START Data in this exercise

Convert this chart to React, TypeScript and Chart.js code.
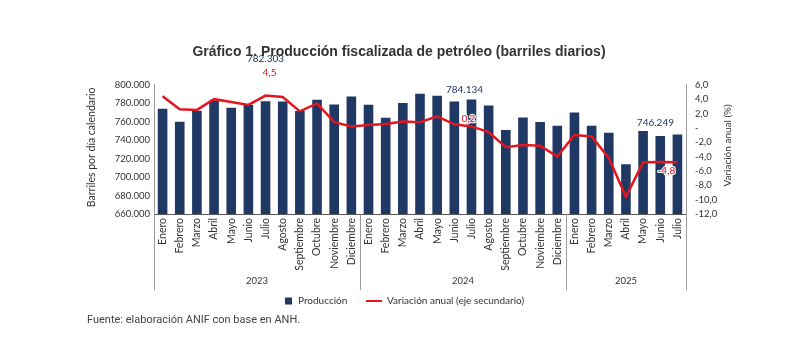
import { useEffect, useRef } from "react";
import { Chart, registerables } from "chart.js";

Chart.register(...registerables);

const months = ["Enero", "Febrero", "Marzo", "Abril", "Mayo", "Junio", "Julio", "Agosto", "Septiembre", "Octubre", "Noviembre", "Diciembre"];
const years = ["2023", "2024", "2025"];
const monthsPerYear = [12, 12, 7];

const categories: string[] = [
  ...months,
  ...months,
  ...months.slice(0, 7),
];

// Producción fiscalizada de petróleo (barriles por día calendario)
const production = [
  774000, 760000, 772000, 783000, 775000, 778000, 782303, 782000, 771500, 783800, 778700, 787200,
  778400, 764300, 780200, 790300, 788100, 782000, 784134, 777700, 751000, 764700, 759700, 755700,
  770000, 755700, 748100, 714000, 750000, 744500, 746249,
];

// Variación anual (%)
const variation = [
  4.4, 2.6, 2.5, 4.0, 3.6, 3.2, 4.5, 4.3, 2.3, 3.4, 0.8, 0.2,
  0.4, 0.55, 0.9, 0.8, 1.6, 0.5, 0.2, -0.6, -2.7, -2.4, -2.5, -4.0,
  -1.0, -1.2, -4.2, -9.6, -4.8, -4.75, -4.8,
];

const leftTicks = { min: 660000, max: 800000, step: 20000 };
const rightTicks = { min: -12, max: 6, step: 2 };

const labeledIndexes = [6, 18, 30];

const NAVY = "#1f3864";
const RED = "#e3151f";
const TEXT = "#333333";
const FONT = "Lato, 'Noto Sans', sans-serif";

const fmtThousands = (v: number) => Math.round(v).toString().replace(/\B(?=(\d{3})+(?!\d))/g, ".");
const fmtPct = (v: number) => (v === 0 ? "-" : v.toFixed(1).replace(".", ","));

// label offsets (styling) relative to the element anchor
const prodLabelOffsets = [
  { dx: 0, dy: -42 },
  { dx: -7, dy: -10 },
  { dx: -22, dy: -12 },
];
const varLabelOffsets = [
  { dx: 4, dy: -23 },
  { dx: -3, dy: -8 },
  { dx: -11, dy: 8 },
];

const decorPlugin = {
  id: "decor",
  afterDatasetsDraw(chart: any) {
    const ctx = chart.ctx;
    const barMeta = chart.getDatasetMeta(0);
    const lineMeta = chart.getDatasetMeta(1);
    ctx.save();
    ctx.textAlign = "center";
    ctx.textBaseline = "middle";
    labeledIndexes.forEach((idx, k) => {
      const b = barMeta.data[idx];
      const l = lineMeta.data[idx];
      ctx.font = `10px ${FONT}`;
      ctx.fillStyle = NAVY;
      ctx.fillText(fmtThousands(production[idx]), b.x + prodLabelOffsets[k].dx, b.y + prodLabelOffsets[k].dy);
      const t = fmtPct(variation[idx]);
      const x = l.x + varLabelOffsets[k].dx;
      const y = l.y + varLabelOffsets[k].dy;
      ctx.lineWidth = 2.5;
      ctx.strokeStyle = "rgba(255,255,255,0.9)";
      ctx.lineJoin = "round";
      ctx.strokeText(t, x, y);
      ctx.fillStyle = RED;
      ctx.fillText(t, x, y);
    });
    ctx.restore();
  },
  afterDraw(chart: any) {
    const ctx = chart.ctx;
    const area = chart.chartArea;
    const xs = chart.scales.x;
    ctx.save();
    // year group separators and labels
    const sepBottom = area.bottom + 76;
    let start = 0;
    ctx.strokeStyle = "#9a9a9a";
    ctx.lineWidth = 1;
    const bounds: number[] = [start];
    monthsPerYear.forEach((n) => {
      start += n;
      bounds.push(start);
    });
    bounds.forEach((bIdx) => {
      const px = Math.round(xs.getPixelForValue(bIdx - 0.5)) + 0.5;
      ctx.beginPath();
      ctx.moveTo(px, area.bottom);
      ctx.lineTo(px, sepBottom);
      ctx.stroke();
    });
    ctx.fillStyle = TEXT;
    ctx.font = `9.5px ${FONT}`;
    ctx.textAlign = "center";
    ctx.textBaseline = "middle";
    years.forEach((yr, i) => {
      const a = xs.getPixelForValue(bounds[i] - 0.5);
      const b = xs.getPixelForValue(bounds[i + 1] - 0.5);
      ctx.fillText(yr, (a + b) / 2, area.bottom + 67);
    });

    // axis titles
    const midY = (area.top + area.bottom) / 2;
    ctx.font = `10.5px ${FONT}`;
    ctx.save();
    ctx.translate(92, midY - 2);
    ctx.rotate(-Math.PI / 2);
    ctx.fillText("Barriles por día calendario", 0, 0);
    ctx.restore();
    ctx.font = `10px ${FONT}`;
    ctx.save();
    ctx.translate(area.right + 42, midY - 4);
    ctx.rotate(-Math.PI / 2);
    ctx.fillText("Variación anual (%)", 0, 0);
    ctx.restore();

    // legend
    const ly = area.bottom + 87;
    ctx.textAlign = "left";
    ctx.font = `10px ${FONT}`;
    ctx.fillStyle = NAVY;
    ctx.fillRect(285, ly - 3.5, 7, 7);
    ctx.fillStyle = TEXT;
    ctx.fillText("Producción", 298, ly);
    ctx.strokeStyle = RED;
    ctx.lineWidth = 2;
    ctx.beginPath();
    ctx.moveTo(366, ly);
    ctx.lineTo(382, ly);
    ctx.stroke();
    ctx.fillText("Variación anual (eje secundario)", 387, ly);

    // footer
    ctx.font = `11px Roboto, 'Noto Sans', sans-serif`;
    ctx.fillStyle = "#444444";
    ctx.fillText("Fuente: elaboración ANIF con base en ANH.", 87, 320);
    ctx.restore();
  },
};

export default function App() {
  const ref = useRef<HTMLCanvasElement | null>(null);
  useEffect(() => {
    if (!ref.current) return;
    const chart = new Chart(ref.current, {
      type: "bar",
      data: {
        labels: categories,
        datasets: [
          {
            type: "bar",
            label: "Producción",
            data: production,
            backgroundColor: NAVY,
            barPercentage: 0.56,
            categoryPercentage: 1,
            yAxisID: "y",
            order: 2,
          },
          {
            type: "line",
            label: "Variación anual (eje secundario)",
            data: variation,
            borderColor: RED,
            borderWidth: 2.5,
            pointRadius: 0,
            tension: 0,
            yAxisID: "y1",
            order: 1,
          } as any,
        ],
      },
      options: {
        responsive: false,
        animation: false,
        devicePixelRatio: 1,
        layout: { padding: { top: 0, left: 0, right: 0, bottom: 67 } },
        plugins: {
          legend: { display: false },
          tooltip: { enabled: false },
          title: {
            display: true,
            text: "Gráfico 1. Producción fiscalizada de petróleo (barriles diarios)",
            color: TEXT,
            font: { family: "'Liberation Sans', Arial, sans-serif", size: 14, weight: "bold" },
            padding: { top: 44, bottom: 24 },
          },
        },
        scales: {
          x: {
            grid: { display: false, drawTicks: false },
            border: { color: "#595959" },
            ticks: {
              autoSkip: false,
              maxRotation: 90,
              minRotation: 90,
              padding: 4,
              color: TEXT,
              font: { family: FONT, size: 10.5 },
            },
            afterFit: (s: any) => {
              s.height = 76;
            },
          },
          y: {
            position: "left",
            min: leftTicks.min,
            max: leftTicks.max,
            grid: { display: false, drawTicks: false },
            border: { color: "#9a9a9a" },
            ticks: {
              stepSize: leftTicks.step,
              autoSkip: false,
              padding: 4,
              color: TEXT,
              font: { family: FONT, size: 9.5 },
              callback: (v: any) => fmtThousands(Number(v)),
            },
            afterFit: (s: any) => {
              s.width = 154;
            },
          },
          y1: {
            position: "right",
            min: rightTicks.min,
            max: rightTicks.max,
            grid: { display: false, drawTicks: false },
            border: { color: "#9a9a9a" },
            ticks: {
              stepSize: rightTicks.step,
              autoSkip: false,
              padding: 9,
              color: TEXT,
              font: { family: FONT, size: 9.5 },
              callback: (v: any) => fmtPct(Number(v)),
            },
            afterFit: (s: any) => {
              s.width = 112;
            },
          },
        },
      },
      plugins: [decorPlugin],
    });
    return () => chart.destroy();
  }, []);
  return (
    <div style={{ position: "absolute", left: 0, top: 0, width: 798, height: 357, background: "#fff" }}>
      <canvas ref={ref} width={798} height={357} style={{ display: "block" }} />
    </div>
  );
}
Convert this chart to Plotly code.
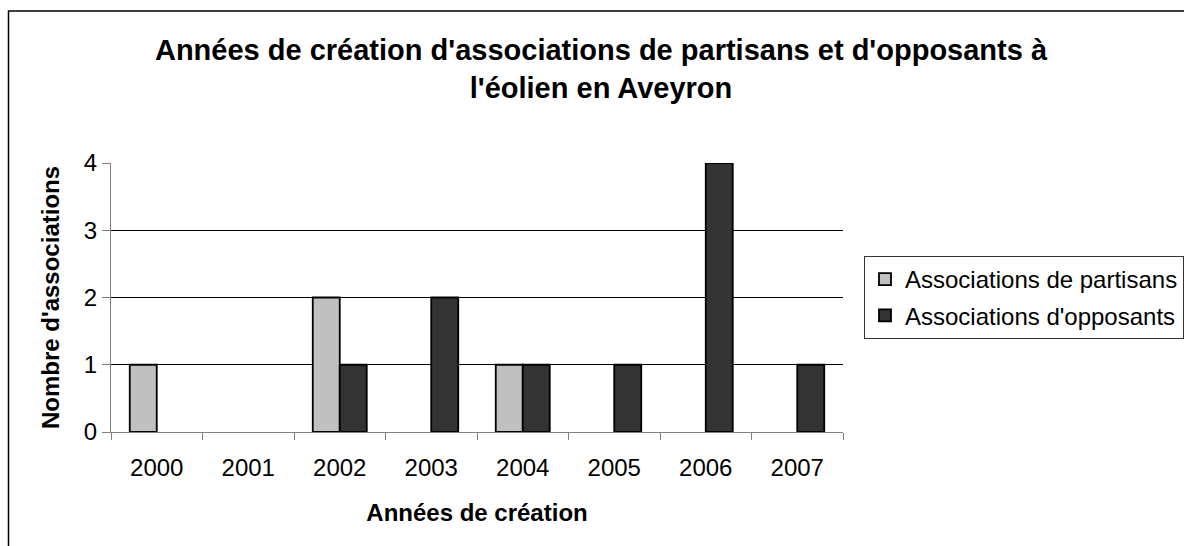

END Data in this exercise

- _Requirements_: Everything from the first line to the line with "Chart.register(...registerables);" must be repeated exactly, and nothing else. Leave the pictures out.

- _Solution for this task_:
Convert this chart to React, TypeScript and Chart.js code.
import { useEffect, useRef } from "react";
import { Chart, registerables } from "chart.js";

Chart.register(...registerables);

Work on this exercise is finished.